§ Raw data
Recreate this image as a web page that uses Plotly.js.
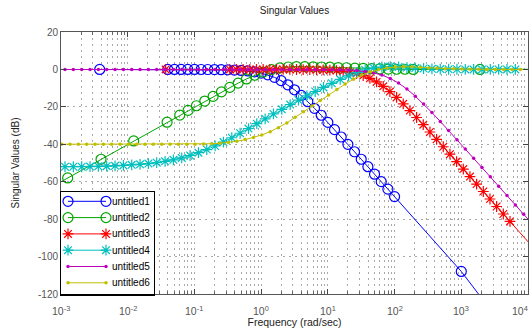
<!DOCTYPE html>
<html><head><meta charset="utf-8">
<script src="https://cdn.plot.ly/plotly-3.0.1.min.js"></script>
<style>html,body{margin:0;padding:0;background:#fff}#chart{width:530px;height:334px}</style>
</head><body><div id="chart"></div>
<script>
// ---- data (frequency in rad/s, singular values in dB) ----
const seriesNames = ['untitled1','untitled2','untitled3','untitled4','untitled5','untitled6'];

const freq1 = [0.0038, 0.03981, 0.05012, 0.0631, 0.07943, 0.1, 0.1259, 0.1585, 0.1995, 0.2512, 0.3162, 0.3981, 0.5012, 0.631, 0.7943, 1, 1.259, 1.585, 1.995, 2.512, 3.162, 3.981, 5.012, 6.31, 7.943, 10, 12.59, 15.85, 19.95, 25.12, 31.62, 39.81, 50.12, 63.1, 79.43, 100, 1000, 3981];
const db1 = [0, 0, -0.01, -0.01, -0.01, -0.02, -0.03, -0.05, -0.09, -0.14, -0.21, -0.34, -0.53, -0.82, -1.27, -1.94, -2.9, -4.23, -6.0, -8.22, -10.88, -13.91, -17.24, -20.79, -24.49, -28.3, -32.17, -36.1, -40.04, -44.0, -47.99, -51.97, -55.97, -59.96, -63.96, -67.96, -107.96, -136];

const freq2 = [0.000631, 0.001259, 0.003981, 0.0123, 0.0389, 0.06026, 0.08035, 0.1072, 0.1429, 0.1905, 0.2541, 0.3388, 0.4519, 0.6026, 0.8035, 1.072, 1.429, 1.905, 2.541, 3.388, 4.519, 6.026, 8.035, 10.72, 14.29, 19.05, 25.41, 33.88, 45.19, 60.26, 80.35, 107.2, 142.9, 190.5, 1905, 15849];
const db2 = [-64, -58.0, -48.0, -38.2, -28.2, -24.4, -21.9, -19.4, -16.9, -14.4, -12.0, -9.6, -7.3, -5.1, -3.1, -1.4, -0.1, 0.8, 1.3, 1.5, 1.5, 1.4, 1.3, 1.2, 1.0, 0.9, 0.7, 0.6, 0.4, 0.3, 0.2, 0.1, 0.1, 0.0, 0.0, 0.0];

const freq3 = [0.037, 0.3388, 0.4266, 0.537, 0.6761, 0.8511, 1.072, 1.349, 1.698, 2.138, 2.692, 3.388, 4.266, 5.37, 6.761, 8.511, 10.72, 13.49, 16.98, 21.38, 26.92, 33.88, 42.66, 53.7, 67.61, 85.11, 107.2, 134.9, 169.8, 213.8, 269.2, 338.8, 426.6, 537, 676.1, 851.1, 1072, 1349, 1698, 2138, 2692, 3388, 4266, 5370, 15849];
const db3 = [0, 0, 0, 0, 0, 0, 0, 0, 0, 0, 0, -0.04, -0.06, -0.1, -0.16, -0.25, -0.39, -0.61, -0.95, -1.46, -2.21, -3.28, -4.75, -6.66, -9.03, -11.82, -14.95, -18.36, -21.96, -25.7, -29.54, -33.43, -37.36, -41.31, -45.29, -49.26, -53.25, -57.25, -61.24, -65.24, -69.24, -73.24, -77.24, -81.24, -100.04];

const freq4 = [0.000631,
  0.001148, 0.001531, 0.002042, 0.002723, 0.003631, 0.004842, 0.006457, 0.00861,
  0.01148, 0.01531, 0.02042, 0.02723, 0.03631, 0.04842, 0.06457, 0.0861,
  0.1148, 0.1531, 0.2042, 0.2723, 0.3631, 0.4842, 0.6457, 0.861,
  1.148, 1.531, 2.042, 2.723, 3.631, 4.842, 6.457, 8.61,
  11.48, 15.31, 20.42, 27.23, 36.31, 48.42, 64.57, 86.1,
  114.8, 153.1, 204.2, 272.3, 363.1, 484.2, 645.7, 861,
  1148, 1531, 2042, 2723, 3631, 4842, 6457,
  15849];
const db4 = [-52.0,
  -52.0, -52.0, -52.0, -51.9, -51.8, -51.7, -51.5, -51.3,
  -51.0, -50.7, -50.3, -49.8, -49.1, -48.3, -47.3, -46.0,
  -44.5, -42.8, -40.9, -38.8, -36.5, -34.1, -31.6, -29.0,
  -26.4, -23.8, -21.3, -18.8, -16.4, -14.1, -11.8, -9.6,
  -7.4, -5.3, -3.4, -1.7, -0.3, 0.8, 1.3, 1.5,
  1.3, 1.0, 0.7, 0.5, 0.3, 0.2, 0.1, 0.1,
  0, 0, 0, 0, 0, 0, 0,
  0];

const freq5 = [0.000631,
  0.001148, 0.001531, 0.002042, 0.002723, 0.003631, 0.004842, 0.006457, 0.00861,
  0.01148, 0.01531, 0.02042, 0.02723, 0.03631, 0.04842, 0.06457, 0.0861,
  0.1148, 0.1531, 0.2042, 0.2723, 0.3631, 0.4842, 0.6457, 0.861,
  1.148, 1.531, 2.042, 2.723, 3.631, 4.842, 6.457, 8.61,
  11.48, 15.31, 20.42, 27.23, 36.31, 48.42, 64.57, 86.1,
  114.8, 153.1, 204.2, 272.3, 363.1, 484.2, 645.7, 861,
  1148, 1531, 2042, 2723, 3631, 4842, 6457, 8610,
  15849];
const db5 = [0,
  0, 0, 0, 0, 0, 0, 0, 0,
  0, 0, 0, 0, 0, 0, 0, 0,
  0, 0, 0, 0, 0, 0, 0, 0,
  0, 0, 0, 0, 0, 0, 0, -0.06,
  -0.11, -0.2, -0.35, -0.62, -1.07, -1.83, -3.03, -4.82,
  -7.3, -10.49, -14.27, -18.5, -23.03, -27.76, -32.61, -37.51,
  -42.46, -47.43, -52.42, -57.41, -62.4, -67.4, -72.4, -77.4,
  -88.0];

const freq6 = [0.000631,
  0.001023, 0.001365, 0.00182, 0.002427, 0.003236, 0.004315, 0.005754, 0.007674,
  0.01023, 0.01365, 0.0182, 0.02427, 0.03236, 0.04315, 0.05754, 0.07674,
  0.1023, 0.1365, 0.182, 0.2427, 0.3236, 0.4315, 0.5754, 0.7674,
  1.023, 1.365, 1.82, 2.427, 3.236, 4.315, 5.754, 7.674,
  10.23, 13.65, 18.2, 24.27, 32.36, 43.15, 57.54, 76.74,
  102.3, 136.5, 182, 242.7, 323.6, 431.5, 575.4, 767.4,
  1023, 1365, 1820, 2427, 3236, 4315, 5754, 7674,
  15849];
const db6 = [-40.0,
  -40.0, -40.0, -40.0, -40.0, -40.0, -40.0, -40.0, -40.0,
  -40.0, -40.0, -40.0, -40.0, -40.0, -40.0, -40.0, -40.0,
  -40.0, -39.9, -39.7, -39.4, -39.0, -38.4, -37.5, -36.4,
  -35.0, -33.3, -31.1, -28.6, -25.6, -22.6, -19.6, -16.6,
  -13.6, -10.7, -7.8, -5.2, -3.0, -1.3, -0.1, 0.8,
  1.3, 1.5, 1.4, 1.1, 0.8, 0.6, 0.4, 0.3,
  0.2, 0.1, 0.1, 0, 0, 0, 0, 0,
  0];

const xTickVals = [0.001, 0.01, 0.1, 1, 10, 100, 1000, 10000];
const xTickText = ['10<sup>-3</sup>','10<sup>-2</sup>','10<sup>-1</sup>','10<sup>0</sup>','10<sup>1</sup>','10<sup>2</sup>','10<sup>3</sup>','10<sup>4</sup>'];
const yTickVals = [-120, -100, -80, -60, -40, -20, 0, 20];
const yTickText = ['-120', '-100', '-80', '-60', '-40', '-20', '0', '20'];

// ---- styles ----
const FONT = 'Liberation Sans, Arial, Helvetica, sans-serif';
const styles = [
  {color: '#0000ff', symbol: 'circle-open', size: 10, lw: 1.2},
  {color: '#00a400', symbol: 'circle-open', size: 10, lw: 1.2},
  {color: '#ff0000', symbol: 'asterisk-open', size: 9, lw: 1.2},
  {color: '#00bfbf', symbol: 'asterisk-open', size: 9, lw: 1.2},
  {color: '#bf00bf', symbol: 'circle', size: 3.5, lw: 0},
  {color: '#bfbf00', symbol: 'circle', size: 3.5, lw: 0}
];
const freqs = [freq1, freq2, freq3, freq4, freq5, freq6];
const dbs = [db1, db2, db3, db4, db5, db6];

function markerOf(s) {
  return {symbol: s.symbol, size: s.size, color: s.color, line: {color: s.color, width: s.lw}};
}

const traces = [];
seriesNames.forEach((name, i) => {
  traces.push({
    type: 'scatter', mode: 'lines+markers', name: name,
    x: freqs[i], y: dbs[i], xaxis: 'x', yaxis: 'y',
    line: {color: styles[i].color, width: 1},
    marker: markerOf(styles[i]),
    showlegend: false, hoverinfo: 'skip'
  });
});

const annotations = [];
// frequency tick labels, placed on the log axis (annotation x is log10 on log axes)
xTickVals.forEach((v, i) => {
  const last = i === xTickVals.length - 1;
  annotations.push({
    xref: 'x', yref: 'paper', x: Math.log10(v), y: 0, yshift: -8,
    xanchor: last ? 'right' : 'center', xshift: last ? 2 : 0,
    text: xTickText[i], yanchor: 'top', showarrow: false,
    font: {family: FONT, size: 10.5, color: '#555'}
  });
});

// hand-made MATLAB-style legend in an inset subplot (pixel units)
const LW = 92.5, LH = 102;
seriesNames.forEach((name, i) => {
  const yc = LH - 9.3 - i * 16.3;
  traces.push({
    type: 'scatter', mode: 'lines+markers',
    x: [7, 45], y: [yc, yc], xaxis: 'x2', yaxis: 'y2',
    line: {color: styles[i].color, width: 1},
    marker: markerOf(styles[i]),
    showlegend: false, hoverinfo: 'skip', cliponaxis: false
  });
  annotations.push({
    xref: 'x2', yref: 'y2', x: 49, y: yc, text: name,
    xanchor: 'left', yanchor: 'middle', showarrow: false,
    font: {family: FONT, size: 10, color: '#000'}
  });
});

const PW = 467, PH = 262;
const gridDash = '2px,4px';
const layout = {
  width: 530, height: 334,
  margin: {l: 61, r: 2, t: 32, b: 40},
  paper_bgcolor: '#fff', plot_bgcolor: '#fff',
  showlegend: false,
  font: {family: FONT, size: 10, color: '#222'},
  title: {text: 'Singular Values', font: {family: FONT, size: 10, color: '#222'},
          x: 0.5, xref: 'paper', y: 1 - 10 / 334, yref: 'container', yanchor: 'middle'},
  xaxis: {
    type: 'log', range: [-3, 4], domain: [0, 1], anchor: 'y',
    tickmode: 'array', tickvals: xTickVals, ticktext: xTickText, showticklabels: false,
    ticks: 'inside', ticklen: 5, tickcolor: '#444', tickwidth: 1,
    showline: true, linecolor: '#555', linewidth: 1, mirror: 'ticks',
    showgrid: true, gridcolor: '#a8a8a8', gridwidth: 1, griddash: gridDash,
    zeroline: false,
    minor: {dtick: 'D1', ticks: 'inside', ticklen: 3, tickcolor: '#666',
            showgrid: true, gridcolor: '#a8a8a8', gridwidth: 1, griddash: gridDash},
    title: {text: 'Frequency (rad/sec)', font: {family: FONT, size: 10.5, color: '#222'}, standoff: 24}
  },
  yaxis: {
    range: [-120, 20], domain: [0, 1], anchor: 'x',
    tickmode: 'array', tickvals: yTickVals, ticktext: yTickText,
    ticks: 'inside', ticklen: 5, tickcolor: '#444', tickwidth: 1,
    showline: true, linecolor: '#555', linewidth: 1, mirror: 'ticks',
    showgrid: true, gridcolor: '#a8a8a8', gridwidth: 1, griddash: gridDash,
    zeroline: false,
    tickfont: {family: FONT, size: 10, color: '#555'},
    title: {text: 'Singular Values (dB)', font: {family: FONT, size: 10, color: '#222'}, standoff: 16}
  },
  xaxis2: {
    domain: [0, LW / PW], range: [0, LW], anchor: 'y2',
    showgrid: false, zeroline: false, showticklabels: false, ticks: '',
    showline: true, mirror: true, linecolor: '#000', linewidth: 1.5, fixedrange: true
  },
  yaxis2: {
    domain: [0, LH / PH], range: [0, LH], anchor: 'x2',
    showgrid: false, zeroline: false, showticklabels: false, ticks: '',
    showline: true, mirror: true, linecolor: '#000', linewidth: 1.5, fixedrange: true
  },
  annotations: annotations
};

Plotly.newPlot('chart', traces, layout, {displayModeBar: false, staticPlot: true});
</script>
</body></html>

§ Task requirements
Leave out the pictures. Transcribe only the lines above, from the first through the one that contains "0.0, 0.0, 0.0];".

§ Full solution
Recreate this image as a web page that uses Plotly.js.
<!DOCTYPE html>
<html><head><meta charset="utf-8">
<script src="https://cdn.plot.ly/plotly-3.0.1.min.js"></script>
<style>html,body{margin:0;padding:0;background:#fff}#chart{width:530px;height:334px}</style>
</head><body><div id="chart"></div>
<script>
// ---- data (frequency in rad/s, singular values in dB) ----
const seriesNames = ['untitled1','untitled2','untitled3','untitled4','untitled5','untitled6'];

const freq1 = [0.0038, 0.03981, 0.05012, 0.0631, 0.07943, 0.1, 0.1259, 0.1585, 0.1995, 0.2512, 0.3162, 0.3981, 0.5012, 0.631, 0.7943, 1, 1.259, 1.585, 1.995, 2.512, 3.162, 3.981, 5.012, 6.31, 7.943, 10, 12.59, 15.85, 19.95, 25.12, 31.62, 39.81, 50.12, 63.1, 79.43, 100, 1000, 3981];
const db1 = [0, 0, -0.01, -0.01, -0.01, -0.02, -0.03, -0.05, -0.09, -0.14, -0.21, -0.34, -0.53, -0.82, -1.27, -1.94, -2.9, -4.23, -6.0, -8.22, -10.88, -13.91, -17.24, -20.79, -24.49, -28.3, -32.17, -36.1, -40.04, -44.0, -47.99, -51.97, -55.97, -59.96, -63.96, -67.96, -107.96, -136];

const freq2 = [0.000631, 0.001259, 0.003981, 0.0123, 0.0389, 0.06026, 0.08035, 0.1072, 0.1429, 0.1905, 0.2541, 0.3388, 0.4519, 0.6026, 0.8035, 1.072, 1.429, 1.905, 2.541, 3.388, 4.519, 6.026, 8.035, 10.72, 14.29, 19.05, 25.41, 33.88, 45.19, 60.26, 80.35, 107.2, 142.9, 190.5, 1905, 15849];
const db2 = [-64, -58.0, -48.0, -38.2, -28.2, -24.4, -21.9, -19.4, -16.9, -14.4, -12.0, -9.6, -7.3, -5.1, -3.1, -1.4, -0.1, 0.8, 1.3, 1.5, 1.5, 1.4, 1.3, 1.2, 1.0, 0.9, 0.7, 0.6, 0.4, 0.3, 0.2, 0.1, 0.1, 0.0, 0.0, 0.0];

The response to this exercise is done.